(The following statement was released by the rating agency)
Oct 12 - Banks' interest in issuing dated deferrable hybrid capital seems to be rising. Yet these structures would not qualify as regulatory Tier 1 capital under Basel III. The emerging issuance trend puts the spotlight on the equity content of dated deferrable hybrid capital. In a Credit FAQ titled "Why Banks' Dated Deferrable Hybrid Capital Instruments Often Have Minimal Equity Content," Standard & Poor's Ratings Services' sheds light on its criteria for analyzing bank hybrid capital and how the features of such structures affect its assessment.

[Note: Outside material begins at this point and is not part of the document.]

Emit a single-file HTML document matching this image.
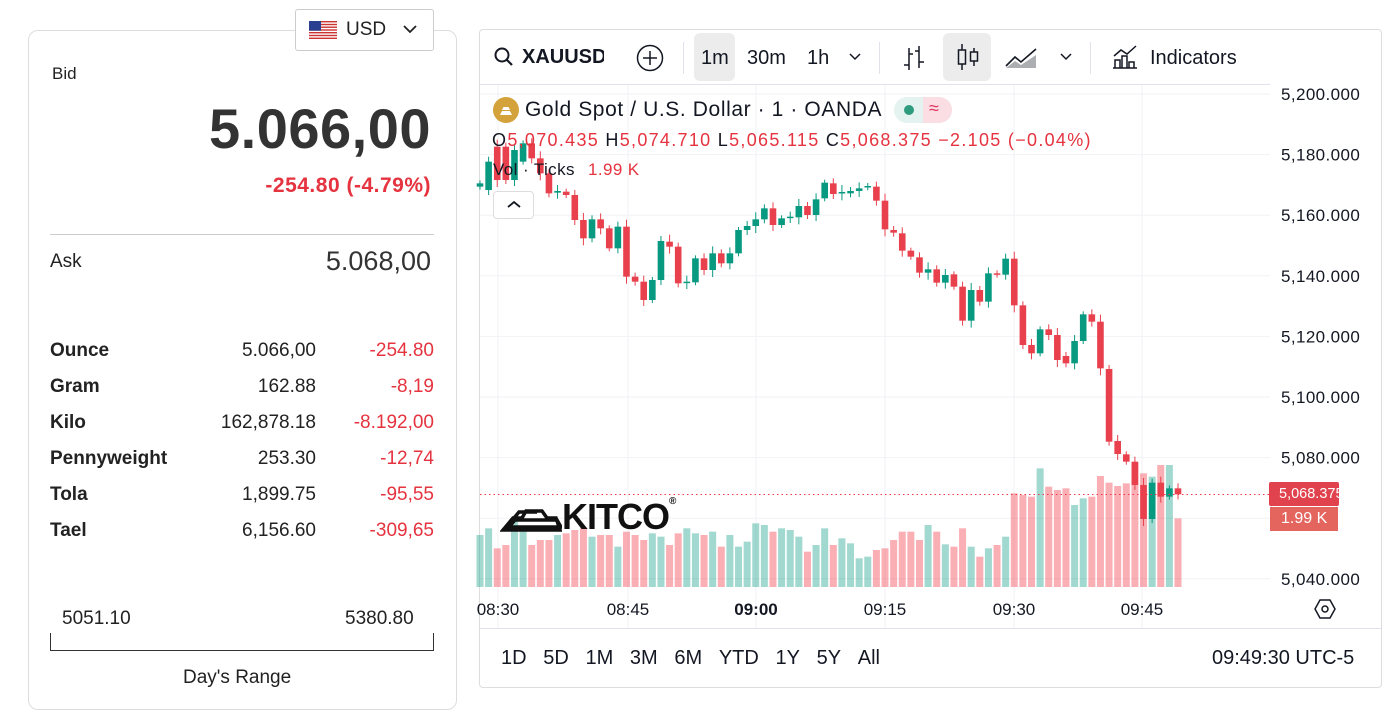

We understand that several banks are considering issuing dated deferrable Tier 2 capital instruments that, according to our criteria, may have intermediate equity content. By contrast, we had anticipated that new bank hybrid capital would be predominantly perpetual noncumulative instruments with features allowing the write-down or conversion of principal into common equity, or other forms of contingent capital. This was in light of developments in Tier 1 regulations. The shift we have observed toward cumulative, dated instruments is, in our view, a step backward in terms of the equity content of bank hybrids.
The article looks at dated subordinated bank capital instruments that can only absorb losses via coupon deferrals, which Standard & Poor's generally expects to classify as having minimal equity content.